Hong Kong, l’urbe maledetta

01/05/11 - The Stool Pigeon, ritratto crudele dell'ex colonia inglese, riempie la seconda giornata del Far East Film a Udine.

Dal nostro inviato ALESSANDRO ANIBALLI

Dante Lam è uno dei rari maestri del cinema action hongkonghese rimasto a lavorare in patria (un altro è Johnnie To), quando altri e più noti colleghi, come John Woo, hanno cominciato ad affidarsi alla sempre più solida industria cinematografica della Cina continentale. In effetti, anche The Stool Pigeon, il nuovo film di Dante Lam presentato alla 13/a edizione del Far East Film, si avvale di una co-produzione con la Mainland, ma ciò non toglie che sia esplicitamente rivolto a un pubblico hongkonghese. La violenza visiva e psicologica con cui Lam ha innervato il suo film, infatti, è figlia della grande tradizione dell’action dell’ex colonia britannica e altrettanto si deve dire della dialettica servo-padrone che si sviluppa tra i due protagonisti, l’uno un poliziotto, l’altro un piccolo delinquente costretto a fare da infiltrato. Ma, ancor più degna della gloriosa tradizione da cui proviene, è la messa in scena di Lam, istintiva, carnale e sanguigna, capace di restituire un ritratto spietato di Hong Kong, isola-città ontologicamente segnata dall’ingiustizia. Pur appesantito da una sceneggiatura che a tratti indugia nel patetico (con particolare riferimento al tragico passato del poliziotto protagonista), The Stool Pigeon è arricchito almeno tre sequenze action da antologia, soprattutto l’ultima che impone la fatale esplosione di violenza tra centinaia di banchi e seggiole di una scuola elementare abbandonata.

In appena due giorni di festival perciò risulta già evidente come il modello cinematografico hongkonghese, tra The Lost Bladesman e The Stool Pigeon, sia ancora superiore al prodotto medio delle altre cinematografie orientali. Lo dimostra indirettamente The Man From Nowhere del coreano Lee Jeong-beom, campione d’incassi del 2010 in Corea del Sud, in cui la meccanica del revenge movie viene annacquata da una messa in scena fastidiosamente perfettina e laccata, da un protagonista fatto interpretare a un attore più adatto a fare il modello che l’interprete (Won Bin) e da una pletora di cattivi non facilmente distinguibili l’uno dall’altro. Vi si respira nel complesso un’aria esornativa, in cui si fatica a entrare nell’umanità del main character, perdendo perciò il motore principale dell’azione (il suo desiderio di vendetta); tutto ciò in un action hongkonghese non accade mai, perché il passato e i rimossi dei personaggi sono “carne viva” che alimenta il film. Vagamente esornativa e pretestuosa è apparsa anche la nuova fatica di Park Chan-wook che, insieme al fratello Park Chan-kyong, ha deciso di misurarsi con un mediometraggio (33′) girato con un iPhone. Finanziato dall’operatore coreano della Apple, Night Fishing è sostanzialmente la pubblicità di un prodotto (tutti possono dirigere il proprio film con l’iPhone), persino parzialmente non veriteria visto che i fratelli Park hanno avuto a disposizione un sostanzioso budget, hanno usato degli obiettivi cinematografici, hanno montato l’iPhone persino su un dolly, per poi ri-lavorare il tutto in post-produzione. Stilisticamente comunque il risultato è davvero apprezzabile: la grana dell’immagine ha un suo particolare fascino, con un retaggio da acquarello impressionista.

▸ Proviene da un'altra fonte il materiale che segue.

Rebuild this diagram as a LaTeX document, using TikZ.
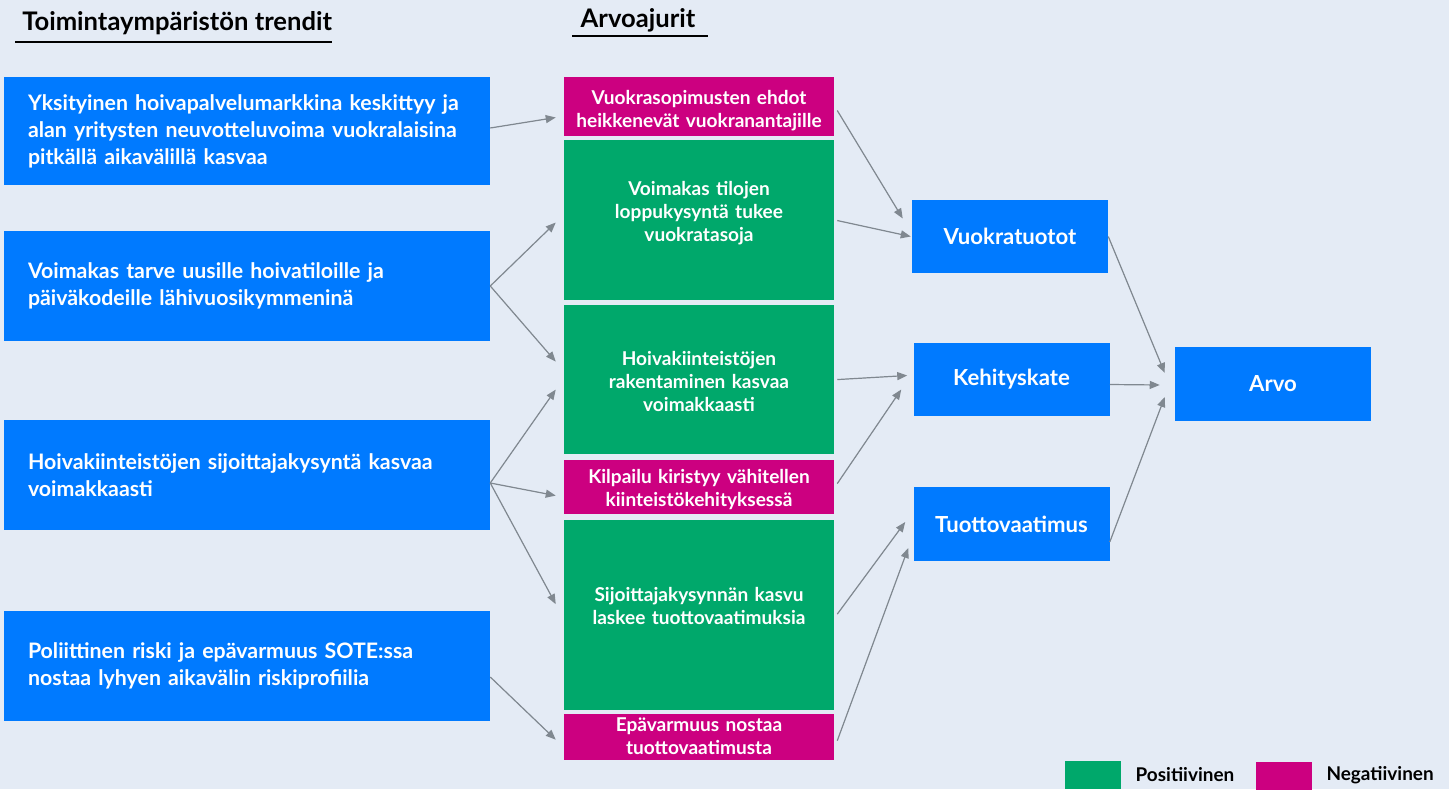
\documentclass[tikz,border=0pt]{standalone}
\usepackage{fontspec}
\setmainfont{Lato}
\usetikzlibrary{arrows.meta,positioning,calc}

\definecolor{bgcol}{RGB}{228,235,245}
\definecolor{trendblue}{RGB}{0,122,255}
\definecolor{posgreen}{RGB}{0,168,107}
\definecolor{negmag}{RGB}{204,0,128}
\definecolor{conngray}{RGB}{128,136,144}

\newcommand\trendspacing{\spaceskip=0.34em plus 0.1em\relax}

\begin{document}
\begin{tikzpicture}[
        x=0.75pt, y=-0.75pt,
        font=\bfseries,
    % trends: left column, left aligned text, a bit of extra word space
        trend/.style={fill=trendblue, text=white,
            font=\fontsize{16}{20.25}\selectfont\bfseries\trendspacing,
            text width=328.5pt, inner xsep=18pt, inner ysep=0pt,
            minimum height=82.5pt, align=left},
    % value drivers: middle column, colour tells the sign
        driver/.style={text=white,
            font=\fontsize{14.3}{17.25}\selectfont\bfseries,
            text width=195pt, inner xsep=3.75pt, inner ysep=0pt, align=center},
        posdrv/.style={driver, fill=posgreen},
        negdrv/.style={driver, fill=negmag},
    % first baseline sits #1/2 above the box centre
        firstbase/.style={text height=0pt, text depth=#1},
        outc/.style={fill=trendblue, text=white,
            font=\fontsize{16.6}{20}\selectfont\bfseries,
            minimum width=147pt, minimum height=55pt, inner sep=0pt},
        heading/.style={font=\fontsize{19.2}{22}\selectfont\bfseries, inner sep=0pt},
        headline/.style={line width=1pt},
        legbox/.style={minimum width=42pt, minimum height=21pt, inner sep=0pt},
        legtext/.style={font=\fontsize{14.2}{16}\selectfont\bfseries, inner sep=0pt},
        conn/.style={-{Triangle[length=7.5pt,width=6pt]}, draw=conngray, fill=conngray, line width=0.9pt}
    ]
    \fill[bgcol] (0,0) rectangle (1449,789);
    \useasboundingbox (0,0) rectangle (1449,789);

% --- headings ---
    \node[heading, anchor=base west] (trendhead) at (22,30) {Toimintaympäristön trendit};
    \draw[headline] ($(trendhead.base west)+(-7,12)$) -- ($(trendhead.base east)+(0,12)$);
    \node[heading, anchor=base] (drvhead) at (638,27) {Arvoajurit};
    \draw[headline] (572,36) -- (708,36);

% --- trends (left) ---
    \node[trend, minimum height=81pt] (l1) at (247,131)
        {Yksityinen hoivapalvelumarkkina keskittyy ja\\alan yritysten neuvotteluvoima vuokralaisina\\pitkällä aikavälillä kasvaa};
    \node[trend] (l2) at (247,286)
        {Voimakas tarve uusille hoivatiloille ja\\päiväkodeille lähivuosikymmeninä};
    \node[trend] (l3) at (247,475)
        {Hoivakiinteistöjen sijoittajakysyntä kasvaa\\voimakkaasti};
    \node[trend] (l4) at (247,666)
        {Poliittinen riski ja epävarmuus SOTE:ssa\\nostaa lyhyen aikavälin riskiprofiilia};

% --- value drivers (middle) ---
    \node[negdrv, minimum height=44.25pt, firstbase=3pt] (m1) at (699,106.5)
        {Vuokrasopimusten ehdot\\heikkenevät vuokranantajille};
    \node[posdrv, minimum height=120pt, firstbase=36pt, below=2.25pt of m1] (m2)
        {Voimakas tilojen\\loppukysyntä tukee\\vuokratasoja};
    \node[posdrv, minimum height=111.75pt, firstbase=21.75pt, below=3.75pt of m2] (m3)
        {Hoivakiinteistöjen\\rakentaminen kasvaa\\voimakkaasti};
    \node[negdrv, minimum height=40.5pt, firstbase=5pt, below=3.75pt of m3] (m4)
        {Kilpailu kiristyy vähitellen\\kiinteistökehityksessä};
    \node[posdrv, minimum height=142.5pt, firstbase=21pt, below=4.5pt of m4] (m5)
        {Sijoittajakysynnän kasvu\\laskee tuottovaatimuksia};
    \node[negdrv, minimum height=34.5pt, firstbase=8pt, below=2.25pt of m5] (m6)
        {Epävarmuus nostaa\\tuottovaatimusta};

% --- outcomes (right) ---
    \node[outc] (r1) at (1010,236.5) {Vuokratuotot};
    \node[outc] (r2) at (1011.5,379.5) {Kehityskate};
    \node[outc] (r3) at (1011.5,524) {Tuottovaatimus};
    \node[outc] (arvo) at (1273,384) {Arvo};

% --- legend ---
    \node[legbox, fill=posgreen] (legpos) at (1092.5,775) {};
    \node[legtext, right=11pt of legpos] (legpostxt) {Positiivinen};
    \node[legbox, fill=negmag] (legneg) at (1284,775.5) {};
    \node[legtext, right=10.5pt of legneg] (legnegtxt) {Negatiivinen};

% --- trends -> drivers ---
    \draw[conn] ($(l1.east)+(0,-3)$) -- ($(m1.west)+(-8,11)$);
    \draw[conn] (l2.east) -- ($(m2.west)+(-8,3)$);
    \draw[conn] (l2.east) -- ($(m3.west)+(-8,-18)$);
    \draw[conn] ($(l3.east)+(0,8)$) -- ($(m3.west)+(-8,10)$);
    \draw[conn] ($(l3.east)+(0,8)$) -- ($(m4.west)+(-8,9)$);
    \draw[conn] ($(l3.east)+(0,8)$) -- ($(m5.west)+(-8,-11)$);
    \draw[conn] ($(l4.east)+(0,11)$) -- ($(m6.west)+(-8,3)$);

% --- drivers -> outcomes ---
    \draw[conn] ($(m1.east)+(3,4)$) -- ($(r1.west)+(-9,-18)$);
    \draw[conn] ($(m2.east)+(3,1)$) -- ($(r1.west)+(-1,0)$);
    \draw[conn] ($(m3.east)+(3,0)$) -- ($(r2.west)+(-6,-4)$);
    \draw[conn] ($(m4.east)+(3,-3)$) -- ($(r2.west)+(-12,10)$);
    \draw[conn] ($(m5.east)+(3,-1)$) -- ($(r3.west)+(-8,-2)$);
    \draw[conn] ($(m6.east)+(3,4)$) -- ($(r3.west)+(-5,24)$);

% --- outcomes -> value ---
    \draw[conn] (r1.east) -- ($(arvo.west)+(-10,-11)$);
    \draw[conn] ($(r2.east)+(0,5)$) -- ($(arvo.west)+(-15,1)$);
    \draw[conn] ($(r3.east)+(0,18)$) -- ($(arvo.west)+(-10,13)$);
\end{tikzpicture}
\end{document}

Ennesimo esempio invece di gioventù giapponese deviata e condannata all’infelicità è Villain di Lee Sang-il, uno degli undici film nipponici selezionati nel concorso della 13/a edizione del Far East Film. Pur diretto da un coreano trapiantato in Giappone, Villain si compone della tradizionale descrizione del disagio adolescenziale dei giovani giapponesi, concentrandosi in particolare nella figura di un assassino, potenzialmente affascinante ma estremamente contraddittorio nei comportamenti. E, tra l’altro, non è questo né l’unico né il maggiore problema che si riscontra nel film: si passa da una estenuante mancanza di sintesi a un moralismo di fondo davvero fastidioso (la società moderna ha rovinato la gioventù), fino a continue deviazioni dedicate a personaggi secondari. Eppure, nella confusione generale, in Villain resta fermo il patetico e commovente ritratto della ragazza innamorata dell’assassino, un personaggio che si fa apprezzare per la sua limpidezza emotiva.